> **STATED PROBLEM**: Filter the listing and keep only the lines with the word "React".

━━ LISTED RECORDS ━━

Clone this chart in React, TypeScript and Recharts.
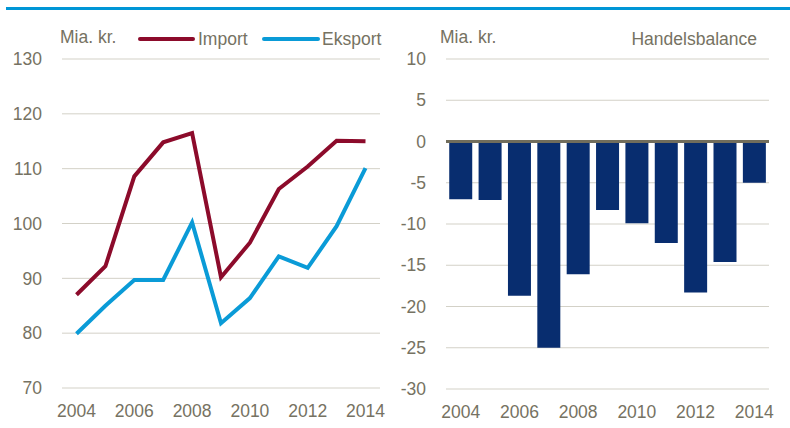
import React from 'react';
import { LineChart, Line, BarChart, Bar, XAxis, YAxis, CartesianGrid, ReferenceLine, Legend } from 'recharts';

const years = ['2004', '2005', '2006', '2007', '2008', '2009', '2010', '2011', '2012', '2013', '2014'];
const importValues = [87.0, 92.2, 108.6, 114.8, 116.5, 90.2, 96.5, 106.3, 110.4, 115.1, 115.0];
const eksportValues = [79.9, 85.0, 89.7, 89.7, 100.2, 81.8, 86.4, 94.0, 91.9, 99.5, 110.1];
const balanceValues = [-7.0, -7.1, -18.7, -25.0, -16.1, -8.3, -9.9, -12.3, -18.3, -14.6, -5.0];
const xTicks = ['2004', '2006', '2008', '2010', '2012', '2014'];
const leftYTicks = [70, 80, 90, 100, 110, 120, 130];
const rightYTicks = [-30, -25, -20, -15, -10, -5, 0, 5, 10];

const lineData = years.map((y, i) => ({ year: y, Import: importValues[i], Eksport: eksportValues[i] }));
const barData = years.map((y, i) => ({ year: y, Handelsbalance: balanceValues[i] }));

const FONT = '"Liberation Sans", Arial, sans-serif';
const FS = 17.5;
const TEXT = '#767262';
const GRID = '#D3D1C7';
const IMPORT_COLOR = '#8C0B2B';
const EKSPORT_COLOR = '#0A9BD7';
const BAR_COLOR = '#082D6F';

const tickStyle = { fill: TEXT, fontSize: FS, fontFamily: FONT };

const renderLegend = () => (
  <svg width={260} height={30} style={{ display: 'block' }}>
    <line x1={5} x2={58} y1={15} y2={15} stroke={IMPORT_COLOR} strokeWidth={4} strokeLinecap="round" />
    <text x={63} y={21} fill={TEXT} fontSize={FS} fontFamily={FONT}>Import</text>
    <line x1={129} x2={183} y1={15} y2={15} stroke={EKSPORT_COLOR} strokeWidth={4} strokeLinecap="round" />
    <text x={187} y={21} fill={TEXT} fontSize={FS} fontFamily={FONT}>Eksport</text>
  </svg>
);

const labelStyle: React.CSSProperties = {
  position: 'absolute',
  fontFamily: FONT,
  fontSize: FS,
  lineHeight: '18px',
  color: TEXT,
  whiteSpace: 'nowrap',
};

export default function App() {
  return (
    <div style={{ position: 'absolute', left: 0, top: 0, width: 790, height: 428, background: '#fff', overflow: 'hidden' }}>
      <div style={{ position: 'absolute', left: 6, top: 7, width: 784, height: 3, background: '#0096D6' }} />
      <div style={{ position: 'absolute', left: 0, top: 0 }}>
        <LineChart width={400} height={428} data={lineData} margin={{ top: 59, right: 20, bottom: 0, left: 0 }}>
          <CartesianGrid vertical={false} stroke={GRID} strokeWidth={1} />
          <XAxis
            dataKey="year"
            ticks={xTicks}
            interval={0}
            padding={{ left: 14.5, right: 14.5 }}
            axisLine={false}
            tickLine={false}
            tickSize={6}
            tickMargin={11}
            height={40}
            tick={tickStyle}
          />
          <YAxis
            domain={[70, 130]}
            ticks={leftYTicks}
            interval={0}
            axisLine={false}
            tickLine={false}
            tickSize={6}
            tickMargin={14}
            width={62}
            tick={tickStyle}
          />
          <Legend
            layout="horizontal"
            verticalAlign="middle"
            align="center"
            content={renderLegend}
            wrapperStyle={{ position: 'absolute', left: 135, top: 24, width: 260, height: 30 }}
          />
          <Line type="linear" dataKey="Import" stroke={IMPORT_COLOR} strokeWidth={4} dot={false} isAnimationActive={false} />
          <Line type="linear" dataKey="Eksport" stroke={EKSPORT_COLOR} strokeWidth={4} dot={false} isAnimationActive={false} />
        </LineChart>
      </div>
      <div style={{ position: 'absolute', left: 395, top: 0 }}>
        <BarChart width={395} height={428} data={barData} margin={{ top: 59, right: 21, bottom: 0, left: 0 }} barCategoryGap="11%">
          <CartesianGrid vertical={false} stroke={GRID} strokeWidth={1} />
          <XAxis
            dataKey="year"
            ticks={xTicks}
            interval={0}
            axisLine={false}
            tickLine={false}
            tickSize={6}
            tickMargin={11}
            height={39}
            tick={tickStyle}
          />
          <YAxis
            domain={[-30, 10]}
            ticks={rightYTicks}
            interval={0}
            axisLine={false}
            tickLine={false}
            tickSize={6}
            tickMargin={14}
            width={51}
            tick={tickStyle}
          />
          <Bar dataKey="Handelsbalance" fill={BAR_COLOR} isAnimationActive={false} />
          <ReferenceLine y={0} stroke="#716D5C" strokeWidth={3} />
        </BarChart>
      </div>
      <div style={{ ...labelStyle, left: 60, top: 28 }}>Mia. kr.</div>
      <div style={{ ...labelStyle, left: 440, top: 28 }}>Mia. kr.</div>
      <div style={{ ...labelStyle, right: 33, top: 30 }}>Handelsbalance</div>
    </div>
  );
}
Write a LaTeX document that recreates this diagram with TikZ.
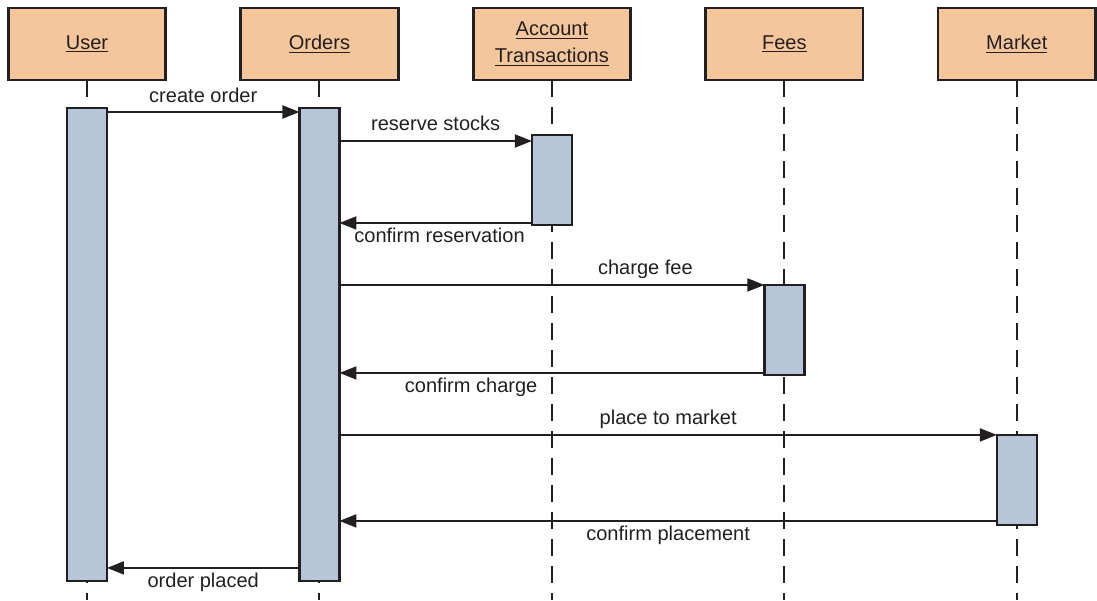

━━━

> **FULL RESPONSE**:
Clone this chart in React, TypeScript and Recharts.
import React from 'react';
const labelStyle: React.CSSProperties = {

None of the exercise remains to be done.